The Only Taco Recipe You’ll Ever Need

18 07 2011

Hi all! It’s me (Steph) again! I know you all are anxiously awaiting a post from Chloe, but she was a little tied up yesterday with that whole 70.3 thing 😉 Check back soon for a full race report!

Instead, I’m going to leave you with an easy and DELICIOUS crock pot recipe for pork carnitas. And believe me, once you make these babies, you’ll never want to make another taco again.

I first saw this recipe on Kristen‘s site, right after I got my own crock pot. Crock pot recipes are great in the summer because you don’t need to turn on the oven! Make this tonight in the morning, and when you get home from work, voila! You have sweet and spicy pork that just melts in your mouth!

Topped with some crunchy slaw, some Greek yogurt, green onions, and a squeeze of lime, this is the perfect pork taco. Trust me. You need this taco in your life.

Pork Carnitas and Slaw

from The Kitchn

Ingredients:

1 (6-8 pound) pork butt
2 tablespoons salt
1 tablespoon cumin
1 tablespoon freshly ground black pepper
1 tablespoon dried oregano
2 teaspoons ground cinnamon
1 teaspoon cayenne pepper, or to taste
8 whole cloves garlic, smashed
4 chipotle peppers (canned; these give it some KICK! use fewer if you don’t like it that spicy, but don’t leave them out!)
1 cup tomato juice
1 cup orange juice

How to:

Trim excess fat from the meat and discard. Place all ingredients in the slow-cooker. Set to cook on LOW for 8 hours. Meat is done when it literally falls off the bone.

While it is cooling, make the slaw (recipe below).

When cool enough to handle, lift the meat from the juices and place in a large bowl.
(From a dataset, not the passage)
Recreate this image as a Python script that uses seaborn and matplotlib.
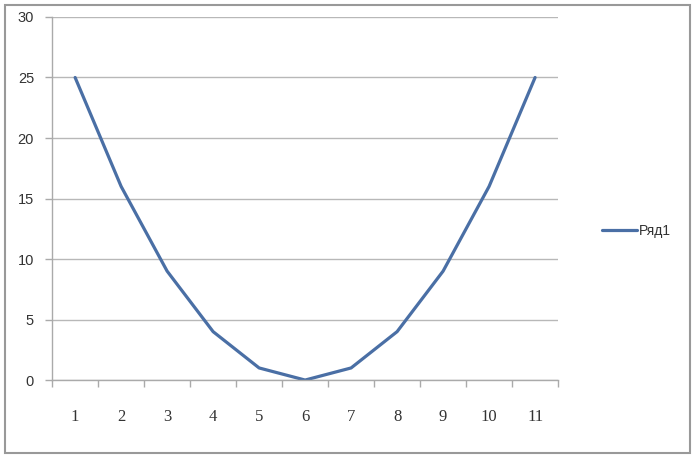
import pandas as pd
import seaborn as sns
import matplotlib.pyplot as plt
from matplotlib.patches import Rectangle
from matplotlib.ticker import FixedLocator

# data
x_vals = [1, 2, 3, 4, 5, 6, 7, 8, 9, 10, 11]
y_vals = [25, 16, 9, 4, 1, 0, 1, 4, 9, 16, 25]
series_name = 'Ряд1'

df = pd.DataFrame({'x': x_vals, 'y': y_vals, 'series': series_name})

sns.set_style("white")
plt.rcParams['font.family'] = ['Liberation Sans', 'DejaVu Sans']

fig = plt.figure(figsize=(6.95, 4.59), dpi=100)
ax = fig.add_axes([0.075, 0.172, 0.728, 0.791])

sns.lineplot(data=df, x='x', y='y', hue='series', palette=['#4a6fa5'],
             linewidth=2.3, ax=ax)

ax.set_xlim(0.5, 11.5)
ax.set_ylim(0, 30)
ax.set_yticks(range(0, 31, 5))
ax.set_xticks(x_vals)
ax.xaxis.set_minor_locator(FixedLocator([i + 0.5 for i in range(0, 12)]))
ax.tick_params(axis='x', which='major', length=0, pad=21, labelsize=12,
               labelcolor='#333333')
ax.tick_params(axis='x', which='minor', length=5, width=1, color='#aaaaaa',
               direction='out', bottom=True)
ax.tick_params(axis='y', length=5, width=1, color='#aaaaaa', direction='out', pad=8,
               labelsize=10.5, labelcolor='#333333', left=True)
for lab in ax.get_xticklabels():
    lab.set_family(['Liberation Serif', 'DejaVu Serif'])

ax.grid(axis='y', color='#b8b8b8', linewidth=1.0)
ax.set_axisbelow(True)
for side in ['top', 'right']:
    ax.spines[side].set_visible(False)
for side in ['left', 'bottom']:
    ax.spines[side].set_color('#aaaaaa')
    ax.spines[side].set_linewidth(1.0)
ax.set_xlabel('')
ax.set_ylabel('')

ax.legend(title=None, frameon=False, loc='center left',
          bbox_to_anchor=(0.848, 0.497), bbox_transform=fig.transFigure,
          fontsize=10, handlelength=2.5, handletextpad=0.2,
          labelcolor='#333333')

fig.patches.append(Rectangle((0.007, 0.012), 0.986, 0.978, transform=fig.transFigure,
                             fill=False, edgecolor='#999999', linewidth=1.5))

fig.savefig('out.png', dpi=100)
Remove the bone, then shred the meat.

Assemble tacos with slaw and other toppings of your choice.

Crunchy Slaw

from The Food Network

Ingredients:

4 tablespoons rice wine vinegar
2 tablespoons fresh lime juice
1 tablespoon canola oil
1 tablespoon sugar
1 head cabbage, shredded
1/4 cup fresh cilantro leaves
1 carrot, peeled and shredded

How to:

Salt and freshly ground black pepper

Whisk the rice wine vinegar, lime juice, canola oil, and sugar together in a small bowl.

Add the cabbage, cilantro,  and carrot to a large serving bowl and combine. Drizzle with the dressing and toss to coat. Season with salt and pepper, to taste, and serve.

Question of the day: What kind of tacos do you like? What do you put on them?